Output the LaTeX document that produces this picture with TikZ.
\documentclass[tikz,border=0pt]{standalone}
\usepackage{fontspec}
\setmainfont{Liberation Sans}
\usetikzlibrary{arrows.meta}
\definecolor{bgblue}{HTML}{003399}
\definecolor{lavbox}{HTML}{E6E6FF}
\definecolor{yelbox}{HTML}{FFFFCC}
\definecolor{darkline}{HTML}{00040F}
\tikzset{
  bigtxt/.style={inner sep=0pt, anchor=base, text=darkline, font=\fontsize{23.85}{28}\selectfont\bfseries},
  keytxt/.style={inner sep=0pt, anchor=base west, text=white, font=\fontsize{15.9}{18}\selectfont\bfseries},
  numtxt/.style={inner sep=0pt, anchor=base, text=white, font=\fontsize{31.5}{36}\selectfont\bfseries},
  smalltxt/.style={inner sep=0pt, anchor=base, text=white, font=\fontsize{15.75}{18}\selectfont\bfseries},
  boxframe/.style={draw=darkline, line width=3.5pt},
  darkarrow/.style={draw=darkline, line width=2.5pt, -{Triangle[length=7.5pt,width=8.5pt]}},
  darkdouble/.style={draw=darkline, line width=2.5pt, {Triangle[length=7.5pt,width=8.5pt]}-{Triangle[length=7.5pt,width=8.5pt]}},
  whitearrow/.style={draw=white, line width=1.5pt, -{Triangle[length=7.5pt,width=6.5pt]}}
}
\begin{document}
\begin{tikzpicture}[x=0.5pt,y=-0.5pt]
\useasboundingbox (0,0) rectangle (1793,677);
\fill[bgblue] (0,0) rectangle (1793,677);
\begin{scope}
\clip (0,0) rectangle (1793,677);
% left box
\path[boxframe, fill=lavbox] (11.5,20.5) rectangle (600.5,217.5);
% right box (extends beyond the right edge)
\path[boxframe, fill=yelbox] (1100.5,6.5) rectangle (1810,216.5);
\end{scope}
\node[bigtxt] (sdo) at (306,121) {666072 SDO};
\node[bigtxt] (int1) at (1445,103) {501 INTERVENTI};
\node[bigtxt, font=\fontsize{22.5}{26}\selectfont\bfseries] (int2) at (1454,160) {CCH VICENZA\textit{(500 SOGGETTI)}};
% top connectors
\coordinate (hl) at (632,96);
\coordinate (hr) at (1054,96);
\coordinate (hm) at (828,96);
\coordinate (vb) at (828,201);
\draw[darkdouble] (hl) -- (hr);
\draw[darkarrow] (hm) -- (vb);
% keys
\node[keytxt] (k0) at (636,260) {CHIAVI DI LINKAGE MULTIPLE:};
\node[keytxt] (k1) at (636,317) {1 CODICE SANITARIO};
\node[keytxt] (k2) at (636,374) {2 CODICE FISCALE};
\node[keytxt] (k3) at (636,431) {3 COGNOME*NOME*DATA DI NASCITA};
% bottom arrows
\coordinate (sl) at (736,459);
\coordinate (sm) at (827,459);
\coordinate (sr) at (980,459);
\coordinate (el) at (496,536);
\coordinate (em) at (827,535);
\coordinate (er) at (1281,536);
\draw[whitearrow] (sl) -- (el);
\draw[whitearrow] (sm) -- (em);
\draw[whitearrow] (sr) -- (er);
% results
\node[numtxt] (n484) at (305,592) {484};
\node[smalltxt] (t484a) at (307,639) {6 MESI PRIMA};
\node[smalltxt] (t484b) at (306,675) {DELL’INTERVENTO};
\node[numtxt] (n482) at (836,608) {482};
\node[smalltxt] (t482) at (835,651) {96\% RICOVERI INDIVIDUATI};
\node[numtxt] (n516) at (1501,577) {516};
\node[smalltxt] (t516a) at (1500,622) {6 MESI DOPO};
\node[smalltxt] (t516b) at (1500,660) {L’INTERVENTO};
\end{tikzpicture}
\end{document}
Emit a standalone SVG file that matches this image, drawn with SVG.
++++
Job » Please reproduce the entire listing, exactly as shown.

Output of the exercise »
Output the LaTeX document that produces this picture with TikZ.
\documentclass[tikz,border=0pt]{standalone}
\usepackage{fontspec}
\setmainfont{Liberation Sans}
\usetikzlibrary{arrows.meta}
\definecolor{bgblue}{HTML}{003399}
\definecolor{lavbox}{HTML}{E6E6FF}
\definecolor{yelbox}{HTML}{FFFFCC}
\definecolor{darkline}{HTML}{00040F}
\tikzset{
  bigtxt/.style={inner sep=0pt, anchor=base, text=darkline, font=\fontsize{23.85}{28}\selectfont\bfseries},
  keytxt/.style={inner sep=0pt, anchor=base west, text=white, font=\fontsize{15.9}{18}\selectfont\bfseries},
  numtxt/.style={inner sep=0pt, anchor=base, text=white, font=\fontsize{31.5}{36}\selectfont\bfseries},
  smalltxt/.style={inner sep=0pt, anchor=base, text=white, font=\fontsize{15.75}{18}\selectfont\bfseries},
  boxframe/.style={draw=darkline, line width=3.5pt},
  darkarrow/.style={draw=darkline, line width=2.5pt, -{Triangle[length=7.5pt,width=8.5pt]}},
  darkdouble/.style={draw=darkline, line width=2.5pt, {Triangle[length=7.5pt,width=8.5pt]}-{Triangle[length=7.5pt,width=8.5pt]}},
  whitearrow/.style={draw=white, line width=1.5pt, -{Triangle[length=7.5pt,width=6.5pt]}}
}
\begin{document}
\begin{tikzpicture}[x=0.5pt,y=-0.5pt]
\useasboundingbox (0,0) rectangle (1793,677);
\fill[bgblue] (0,0) rectangle (1793,677);
\begin{scope}
\clip (0,0) rectangle (1793,677);
% left box
\path[boxframe, fill=lavbox] (11.5,20.5) rectangle (600.5,217.5);
% right box (extends beyond the right edge)
\path[boxframe, fill=yelbox] (1100.5,6.5) rectangle (1810,216.5);
\end{scope}
\node[bigtxt] (sdo) at (306,121) {666072 SDO};
\node[bigtxt] (int1) at (1445,103) {501 INTERVENTI};
\node[bigtxt, font=\fontsize{22.5}{26}\selectfont\bfseries] (int2) at (1454,160) {CCH VICENZA\textit{(500 SOGGETTI)}};
% top connectors
\coordinate (hl) at (632,96);
\coordinate (hr) at (1054,96);
\coordinate (hm) at (828,96);
\coordinate (vb) at (828,201);
\draw[darkdouble] (hl) -- (hr);
\draw[darkarrow] (hm) -- (vb);
% keys
\node[keytxt] (k0) at (636,260) {CHIAVI DI LINKAGE MULTIPLE:};
\node[keytxt] (k1) at (636,317) {1 CODICE SANITARIO};
\node[keytxt] (k2) at (636,374) {2 CODICE FISCALE};
\node[keytxt] (k3) at (636,431) {3 COGNOME*NOME*DATA DI NASCITA};
% bottom arrows
\coordinate (sl) at (736,459);
\coordinate (sm) at (827,459);
\coordinate (sr) at (980,459);
\coordinate (el) at (496,536);
\coordinate (em) at (827,535);
\coordinate (er) at (1281,536);
\draw[whitearrow] (sl) -- (el);
\draw[whitearrow] (sm) -- (em);
\draw[whitearrow] (sr) -- (er);
% results
\node[numtxt] (n484) at (305,592) {484};
\node[smalltxt] (t484a) at (307,639) {6 MESI PRIMA};
\node[smalltxt] (t484b) at (306,675) {DELL’INTERVENTO};
\node[numtxt] (n482) at (836,608) {482};
\node[smalltxt] (t482) at (835,651) {96\% RICOVERI INDIVIDUATI};
\node[numtxt] (n516) at (1501,577) {516};
\node[smalltxt] (t516a) at (1500,622) {6 MESI DOPO};
\node[smalltxt] (t516b) at (1500,660) {L’INTERVENTO};
\end{tikzpicture}
\end{document}
Emit a standalone SVG file that matches this image, drawn with SVG.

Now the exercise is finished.